BEGIN
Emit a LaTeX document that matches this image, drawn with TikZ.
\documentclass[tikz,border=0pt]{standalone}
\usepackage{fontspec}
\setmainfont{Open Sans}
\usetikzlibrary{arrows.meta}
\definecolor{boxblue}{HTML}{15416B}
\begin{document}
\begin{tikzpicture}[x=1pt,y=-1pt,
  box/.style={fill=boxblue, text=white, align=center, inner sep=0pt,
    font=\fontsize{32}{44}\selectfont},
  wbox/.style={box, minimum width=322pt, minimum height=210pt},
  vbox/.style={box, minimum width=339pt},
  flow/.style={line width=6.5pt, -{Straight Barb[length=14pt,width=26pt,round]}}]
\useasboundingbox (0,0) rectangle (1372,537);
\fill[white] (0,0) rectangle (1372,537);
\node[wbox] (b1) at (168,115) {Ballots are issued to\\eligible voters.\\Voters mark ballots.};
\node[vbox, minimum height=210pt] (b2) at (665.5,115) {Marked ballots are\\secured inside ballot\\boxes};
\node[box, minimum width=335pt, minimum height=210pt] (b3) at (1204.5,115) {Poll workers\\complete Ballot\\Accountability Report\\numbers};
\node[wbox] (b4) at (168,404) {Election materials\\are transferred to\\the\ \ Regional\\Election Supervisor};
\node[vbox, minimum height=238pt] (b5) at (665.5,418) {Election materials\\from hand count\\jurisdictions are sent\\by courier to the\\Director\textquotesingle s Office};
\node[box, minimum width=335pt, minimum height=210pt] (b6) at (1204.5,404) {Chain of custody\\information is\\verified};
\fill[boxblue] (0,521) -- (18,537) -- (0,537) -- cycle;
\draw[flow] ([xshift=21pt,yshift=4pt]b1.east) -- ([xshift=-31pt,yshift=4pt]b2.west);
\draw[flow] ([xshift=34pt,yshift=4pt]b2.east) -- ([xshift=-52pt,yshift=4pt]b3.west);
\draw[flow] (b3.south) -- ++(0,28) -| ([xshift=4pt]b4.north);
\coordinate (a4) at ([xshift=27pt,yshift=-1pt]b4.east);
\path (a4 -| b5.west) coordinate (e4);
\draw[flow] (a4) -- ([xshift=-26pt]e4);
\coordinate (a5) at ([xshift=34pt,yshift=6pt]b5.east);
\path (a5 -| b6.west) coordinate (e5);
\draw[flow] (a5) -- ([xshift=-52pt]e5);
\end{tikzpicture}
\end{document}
END
Please reproduce each line exactly as written.

Emit a LaTeX document that matches this image, drawn with TikZ.
\documentclass[tikz,border=0pt]{standalone}
\usepackage{fontspec}
\setmainfont{Open Sans}
\usetikzlibrary{arrows.meta}
\definecolor{boxblue}{HTML}{15416B}
\begin{document}
\begin{tikzpicture}[x=1pt,y=-1pt,
  box/.style={fill=boxblue, text=white, align=center, inner sep=0pt,
    font=\fontsize{32}{44}\selectfont},
  wbox/.style={box, minimum width=322pt, minimum height=210pt},
  vbox/.style={box, minimum width=339pt},
  flow/.style={line width=6.5pt, -{Straight Barb[length=14pt,width=26pt,round]}}]
\useasboundingbox (0,0) rectangle (1372,537);
\fill[white] (0,0) rectangle (1372,537);
\node[wbox] (b1) at (168,115) {Ballots are issued to\\eligible voters.\\Voters mark ballots.};
\node[vbox, minimum height=210pt] (b2) at (665.5,115) {Marked ballots are\\secured inside ballot\\boxes};
\node[box, minimum width=335pt, minimum height=210pt] (b3) at (1204.5,115) {Poll workers\\complete Ballot\\Accountability Report\\numbers};
\node[wbox] (b4) at (168,404) {Election materials\\are transferred to\\the\ \ Regional\\Election Supervisor};
\node[vbox, minimum height=238pt] (b5) at (665.5,418) {Election materials\\from hand count\\jurisdictions are sent\\by courier to the\\Director\textquotesingle s Office};
\node[box, minimum width=335pt, minimum height=210pt] (b6) at (1204.5,404) {Chain of custody\\information is\\verified};
\fill[boxblue] (0,521) -- (18,537) -- (0,537) -- cycle;
\draw[flow] ([xshift=21pt,yshift=4pt]b1.east) -- ([xshift=-31pt,yshift=4pt]b2.west);
\draw[flow] ([xshift=34pt,yshift=4pt]b2.east) -- ([xshift=-52pt,yshift=4pt]b3.west);
\draw[flow] (b3.south) -- ++(0,28) -| ([xshift=4pt]b4.north);
\coordinate (a4) at ([xshift=27pt,yshift=-1pt]b4.east);
\path (a4 -| b5.west) coordinate (e4);
\draw[flow] (a4) -- ([xshift=-26pt]e4);
\coordinate (a5) at ([xshift=34pt,yshift=6pt]b5.east);
\path (a5 -| b6.west) coordinate (e5);
\draw[flow] (a5) -- ([xshift=-52pt]e5);
\end{tikzpicture}
\end{document}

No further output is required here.